The paper tackles the theoretical gap in linear ensemble sampling by proving it can achieve a frequentist regret bound of Õ(d^{3/2}√T) with ensemble size logarithmic in T, matching state-of-the-art randomized linear bandit algorithms. It also shows this framework applies to Linear Perturbed-History Exploration (LinPHE), deriving the same bound independent of the number of arms.
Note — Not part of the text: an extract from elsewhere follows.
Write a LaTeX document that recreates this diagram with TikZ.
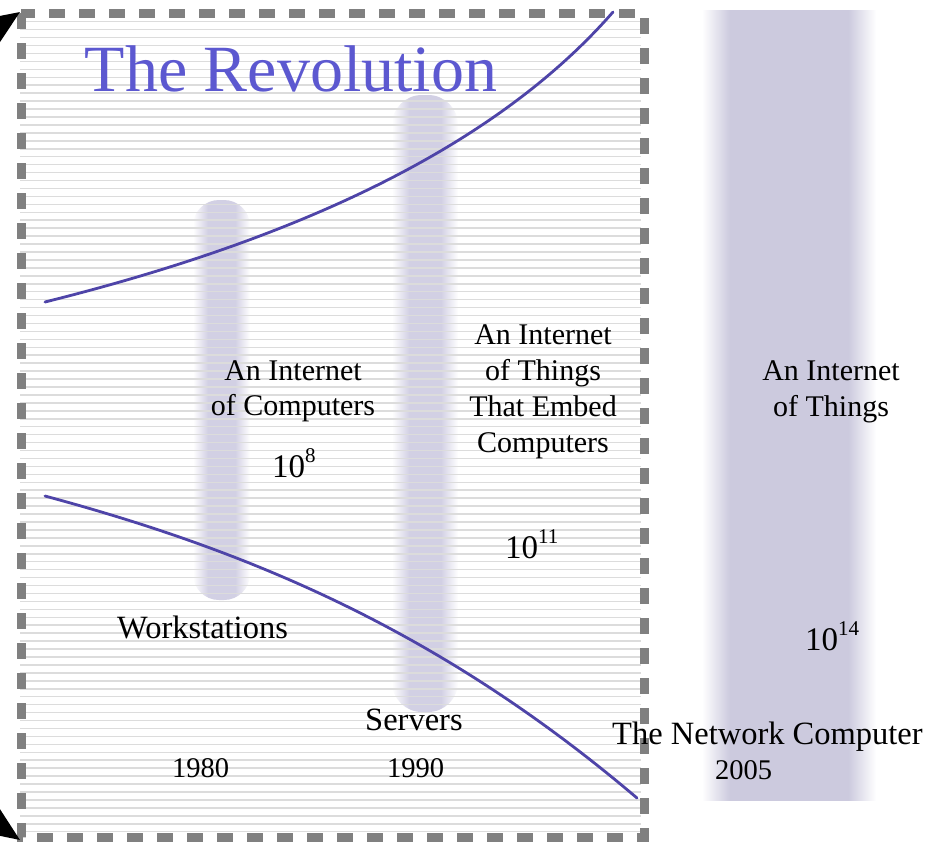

In this work, we close the fundamental gap of theory and practice by providing an improved regret bound for linear ensemble sampling. We prove that with an ensemble size logarithmic in $T$, linear ensemble sampling can achieve a frequentist regret bound of $\tilde{O}(d^{3/2}\sqrt{T})$, matching state-of-the-art results for randomized linear bandit algorithms, where $d$ and $T$ are the dimension of the parameter and the time horizon respectively. Our approach introduces a general regret analysis framework for linear bandit algorithms. Additionally, we reveal a significant relationship between linear ensemble sampling and Linear Perturbed-History Exploration (LinPHE), showing that LinPHE is a special case of linear ensemble sampling when the ensemble size equals $T$. This insight allows our analysis framework to derive a regret bound of $\tilde{O}(d^{3/2}\sqrt{T})$ for LinPHE, independent of the number of arms. Our techniques advance the theoretical foundation of ensemble sampling, bringing its regret bounds in line with the best known bounds for other randomized exploration algorithms.